2.3) This general rule has an “exception” in section 2, according to which the Law of the last habitual residence will not be applied, when the deceased, at the time of his death, maintained manifestly closer links with another country, different from his habitual residence.

Example: a German national who moves to Spain for work reasons, this being his habitual residence, and who dies in Spain, but maintains his links with Germany, where he has his family, his assets, etc …, in such case it would be applicable the German Law, instead of the Spanish Law.

2.4.) Finally, this general rule regarding the application of the Law of the last habitual residence of the deceased, can be avoided by the deceased, through the exercise of what is called the “professio iuris” or election of the law applicable to his succession, which is provided for in article 22 of the Regulation. According to which, any person may designate that the law of succession of the State whose nationality he or she possesses at the time of the election or at the time of his or her death is the one applicable to his or her succession at his or her death.
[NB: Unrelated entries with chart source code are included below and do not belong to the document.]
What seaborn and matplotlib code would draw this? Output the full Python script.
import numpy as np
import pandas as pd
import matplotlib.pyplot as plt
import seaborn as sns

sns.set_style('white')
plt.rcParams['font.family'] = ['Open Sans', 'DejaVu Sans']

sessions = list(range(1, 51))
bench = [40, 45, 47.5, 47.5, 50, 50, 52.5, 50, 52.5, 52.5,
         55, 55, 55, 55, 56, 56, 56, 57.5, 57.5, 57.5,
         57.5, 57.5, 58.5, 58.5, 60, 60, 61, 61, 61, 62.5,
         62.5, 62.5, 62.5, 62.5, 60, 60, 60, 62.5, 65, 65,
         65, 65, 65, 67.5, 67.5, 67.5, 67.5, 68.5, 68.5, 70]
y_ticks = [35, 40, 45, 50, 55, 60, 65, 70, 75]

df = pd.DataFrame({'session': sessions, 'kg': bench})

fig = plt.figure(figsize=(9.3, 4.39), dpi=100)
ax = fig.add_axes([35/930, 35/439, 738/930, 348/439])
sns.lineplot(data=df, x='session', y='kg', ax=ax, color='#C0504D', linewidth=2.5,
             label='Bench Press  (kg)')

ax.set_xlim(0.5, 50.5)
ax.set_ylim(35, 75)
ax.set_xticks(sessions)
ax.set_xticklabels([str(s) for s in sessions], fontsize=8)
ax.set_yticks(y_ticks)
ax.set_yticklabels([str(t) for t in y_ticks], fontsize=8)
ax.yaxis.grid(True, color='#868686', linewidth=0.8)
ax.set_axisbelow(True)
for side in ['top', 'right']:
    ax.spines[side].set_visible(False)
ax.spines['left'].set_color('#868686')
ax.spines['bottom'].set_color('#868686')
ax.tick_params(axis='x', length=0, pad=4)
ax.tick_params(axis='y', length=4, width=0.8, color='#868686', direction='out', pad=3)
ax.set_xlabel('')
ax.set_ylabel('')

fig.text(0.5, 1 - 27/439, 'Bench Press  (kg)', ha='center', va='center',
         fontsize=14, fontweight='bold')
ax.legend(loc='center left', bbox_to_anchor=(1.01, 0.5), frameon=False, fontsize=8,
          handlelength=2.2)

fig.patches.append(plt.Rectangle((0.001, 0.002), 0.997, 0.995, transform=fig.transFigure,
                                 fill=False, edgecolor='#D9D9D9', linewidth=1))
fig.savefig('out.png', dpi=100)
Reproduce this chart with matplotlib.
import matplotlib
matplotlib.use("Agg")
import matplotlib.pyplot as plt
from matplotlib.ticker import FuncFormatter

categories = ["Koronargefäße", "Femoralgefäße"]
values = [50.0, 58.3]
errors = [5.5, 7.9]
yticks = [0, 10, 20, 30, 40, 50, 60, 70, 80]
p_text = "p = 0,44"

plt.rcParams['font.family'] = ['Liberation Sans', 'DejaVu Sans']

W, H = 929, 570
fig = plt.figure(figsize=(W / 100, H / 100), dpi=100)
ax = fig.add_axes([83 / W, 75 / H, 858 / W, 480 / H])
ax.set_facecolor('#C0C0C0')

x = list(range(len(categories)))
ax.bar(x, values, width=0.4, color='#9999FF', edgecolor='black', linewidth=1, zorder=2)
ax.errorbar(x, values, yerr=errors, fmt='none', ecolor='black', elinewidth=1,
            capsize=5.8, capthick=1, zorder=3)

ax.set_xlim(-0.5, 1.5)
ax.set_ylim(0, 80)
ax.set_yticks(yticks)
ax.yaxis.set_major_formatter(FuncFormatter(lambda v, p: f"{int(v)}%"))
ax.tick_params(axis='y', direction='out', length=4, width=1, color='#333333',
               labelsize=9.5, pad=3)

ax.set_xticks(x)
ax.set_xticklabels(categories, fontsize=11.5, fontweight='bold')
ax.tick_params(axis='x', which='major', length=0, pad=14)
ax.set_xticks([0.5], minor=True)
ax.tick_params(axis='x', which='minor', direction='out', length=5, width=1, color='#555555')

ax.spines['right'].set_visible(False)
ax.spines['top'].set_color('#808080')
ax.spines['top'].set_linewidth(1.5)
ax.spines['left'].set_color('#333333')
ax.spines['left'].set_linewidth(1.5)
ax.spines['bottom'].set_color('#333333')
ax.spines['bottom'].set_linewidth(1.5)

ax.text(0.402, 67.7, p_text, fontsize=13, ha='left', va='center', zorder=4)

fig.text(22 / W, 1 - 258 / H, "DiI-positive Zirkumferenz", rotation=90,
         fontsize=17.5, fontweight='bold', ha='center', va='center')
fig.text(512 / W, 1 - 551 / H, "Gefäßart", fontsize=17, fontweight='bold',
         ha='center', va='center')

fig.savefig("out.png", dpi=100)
Even if you have several nationalities, you can choose one of them.

Said choice must be made expressly by a disposition mortis causa or must result from a provision of this type. Therefore, to be applicable the Law of the nationality of the deceased to the inheritance, it is necessary that this has been expressed in a will or similar provision.

2.5) For example, this is especially important to the British citizens with real estate in Spain, because if they want to apply to their inheritance the English Law, which governs the principle of freedom to grant a will, instead of the Spanish Law, which governs the “sistema de legítimas” (reserved portions system) which is more restrictive, it is convenient to grant a will where that choice is expressly arranged, thus avoiding future problems on the applicable law, as well as speeding up and greatly ease the procedures for the future adjudication and processing of the inheritance.

The same can be said for those foreigners whose National Law regulates the right of succession in a manner more consistent or related to the freedom to make a will, instead of the system of reserved portions of the Spanish Law. They are also recommended to grant a will. That way it can be expressly stated the election of his national Law, so that this one governs the future inheritance.



We consider very convenient the granting of a will for all those foreigners who own real estate in Spain, where they can ask the application of their national law to their inheritance, to avoid the possible application of the Spanish Law, if they have their habitual residence in Spain, where the “reserved portions system” should be respected. In any case, the registration in the census of a Spanish municipality does not influence or prejudice the provisions of the will of the testator, nor his willingness to apply his national law to his inheritance, when the time comes.